EXERCISE DIRECTIONS: Word for word, give the material below again, minus any images.

SUPPLIED DATA:
____________

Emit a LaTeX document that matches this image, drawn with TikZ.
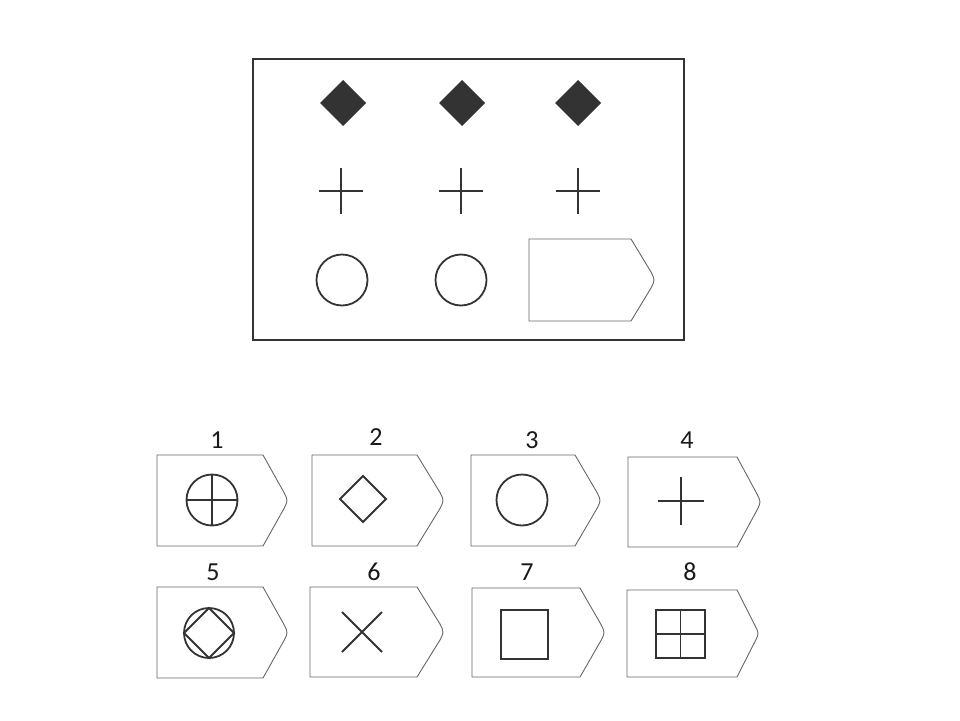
\documentclass[tikz,border=0pt]{standalone}
\usepackage{fontspec}
\setmainfont{Carlito}
% answer card: left, top, flat right end, tip, bottom
\newcommand{\card}[5]{%
  \draw[card] (#1,#2) -- (#3,#2) -- (#4-3,{(#2+#5)/2-8})
  .. controls (#4+1,{(#2+#5)/2}) .. (#4-3,{(#2+#5)/2+8}) -- (#3,#5) -- (#1,#5) -- cycle;}
\begin{document}
\begin{tikzpicture}[x=1pt,y=-1pt,
	card/.style={line width=0.9pt,black!60},
	glyph/.style={line width=1.8pt,black!80},
	num/.style={font=\fontsize{26}{30}\selectfont,text=black!90,inner sep=0pt}]
	\useasboundingbox (0,0) rectangle (960,720);
	% matrix
	\draw[line width=1.3pt,black!80] (253,59) rectangle (684,340);
	\foreach \x in {343,462,578}
	\fill[black!80] (\x,80) -- (\x+23,103) -- (\x,126) -- (\x-23,103) -- cycle;
	\foreach \x in {341,461,578}{
		\draw[glyph,line width=2pt] (\x-22,191) -- (\x+22,191);
		\draw[glyph,line width=2pt] (\x,168) -- (\x,214);
	}
	\foreach \x in {342,461}
	\draw[glyph] (\x,280) circle (25.5);
	\card{529}{239}{631}{654}{321}
	% answers
	\node[num] (n1) at (217,440) {1};
	\node[num] (n2) at (376,437) {2};
	\node[num] (n3) at (532,440) {3};
	\node[num] (n4) at (687,440) {4};
	\node[num] (n5) at (213,572) {5};
	\node[num] (n6) at (374,572) {6};
	\node[num] (n7) at (527,572) {7};
	\node[num] (n8) at (690,572) {8};
	\card{157}{455}{263}{287}{546}
	\card{312}{455}{417}{443}{546}
	\card{471}{455}{575}{600}{546}
	\card{628}{457}{737}{760}{547}
	\card{157}{587}{263}{287}{678}
	\card{310}{587}{417}{443}{677}
	\card{472}{588}{580}{604}{677}
	\card{627}{590}{737}{758}{677}
	% 1
	\draw[glyph] (212,500) circle (25.5);
	\draw[glyph] (186.5,500) -- (237.5,500) (212,474.5) -- (212,525.5);
	% 2
	\draw[glyph] (363,476) -- (386,499) -- (363,522) -- (340,499) -- cycle;
	% 3
	\draw[glyph] (522,500) circle (25.5);
	% 4
	\draw[glyph] (658,501) -- (704,501) (681,477) -- (681,525);
	% 5
	\draw[glyph] (209,633) circle (25);
	\draw[glyph] (209,608) -- (234,633) -- (209,658) -- (184,633) -- cycle;
	% 6
	\draw[glyph] (342,612) -- (382,652) (342,652) -- (382,612);
	% 7
	\draw[glyph,line width=2.2pt] (501,610) rectangle (548,659);
	% 8
	\draw[glyph,line width=2.2pt] (656,610) rectangle (705,658);
	\draw[glyph] (680.5,610) -- (680.5,658) (656,634) -- (705,634);
\end{tikzpicture}
\end{document}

____________

EXERCISE SOLUTION:
Emit a LaTeX document that matches this image, drawn with TikZ.
\documentclass[tikz,border=0pt]{standalone}
\usepackage{fontspec}
\setmainfont{Carlito}
% answer card: left, top, flat right end, tip, bottom
\newcommand{\card}[5]{%
  \draw[card] (#1,#2) -- (#3,#2) -- (#4-3,{(#2+#5)/2-8})
  .. controls (#4+1,{(#2+#5)/2}) .. (#4-3,{(#2+#5)/2+8}) -- (#3,#5) -- (#1,#5) -- cycle;}
\begin{document}
\begin{tikzpicture}[x=1pt,y=-1pt,
	card/.style={line width=0.9pt,black!60},
	glyph/.style={line width=1.8pt,black!80},
	num/.style={font=\fontsize{26}{30}\selectfont,text=black!90,inner sep=0pt}]
	\useasboundingbox (0,0) rectangle (960,720);
	% matrix
	\draw[line width=1.3pt,black!80] (253,59) rectangle (684,340);
	\foreach \x in {343,462,578}
	\fill[black!80] (\x,80) -- (\x+23,103) -- (\x,126) -- (\x-23,103) -- cycle;
	\foreach \x in {341,461,578}{
		\draw[glyph,line width=2pt] (\x-22,191) -- (\x+22,191);
		\draw[glyph,line width=2pt] (\x,168) -- (\x,214);
	}
	\foreach \x in {342,461}
	\draw[glyph] (\x,280) circle (25.5);
	\card{529}{239}{631}{654}{321}
	% answers
	\node[num] (n1) at (217,440) {1};
	\node[num] (n2) at (376,437) {2};
	\node[num] (n3) at (532,440) {3};
	\node[num] (n4) at (687,440) {4};
	\node[num] (n5) at (213,572) {5};
	\node[num] (n6) at (374,572) {6};
	\node[num] (n7) at (527,572) {7};
	\node[num] (n8) at (690,572) {8};
	\card{157}{455}{263}{287}{546}
	\card{312}{455}{417}{443}{546}
	\card{471}{455}{575}{600}{546}
	\card{628}{457}{737}{760}{547}
	\card{157}{587}{263}{287}{678}
	\card{310}{587}{417}{443}{677}
	\card{472}{588}{580}{604}{677}
	\card{627}{590}{737}{758}{677}
	% 1
	\draw[glyph] (212,500) circle (25.5);
	\draw[glyph] (186.5,500) -- (237.5,500) (212,474.5) -- (212,525.5);
	% 2
	\draw[glyph] (363,476) -- (386,499) -- (363,522) -- (340,499) -- cycle;
	% 3
	\draw[glyph] (522,500) circle (25.5);
	% 4
	\draw[glyph] (658,501) -- (704,501) (681,477) -- (681,525);
	% 5
	\draw[glyph] (209,633) circle (25);
	\draw[glyph] (209,608) -- (234,633) -- (209,658) -- (184,633) -- cycle;
	% 6
	\draw[glyph] (342,612) -- (382,652) (342,652) -- (382,612);
	% 7
	\draw[glyph,line width=2.2pt] (501,610) rectangle (548,659);
	% 8
	\draw[glyph,line width=2.2pt] (656,610) rectangle (705,658);
	\draw[glyph] (680.5,610) -- (680.5,658) (656,634) -- (705,634);
\end{tikzpicture}
\end{document}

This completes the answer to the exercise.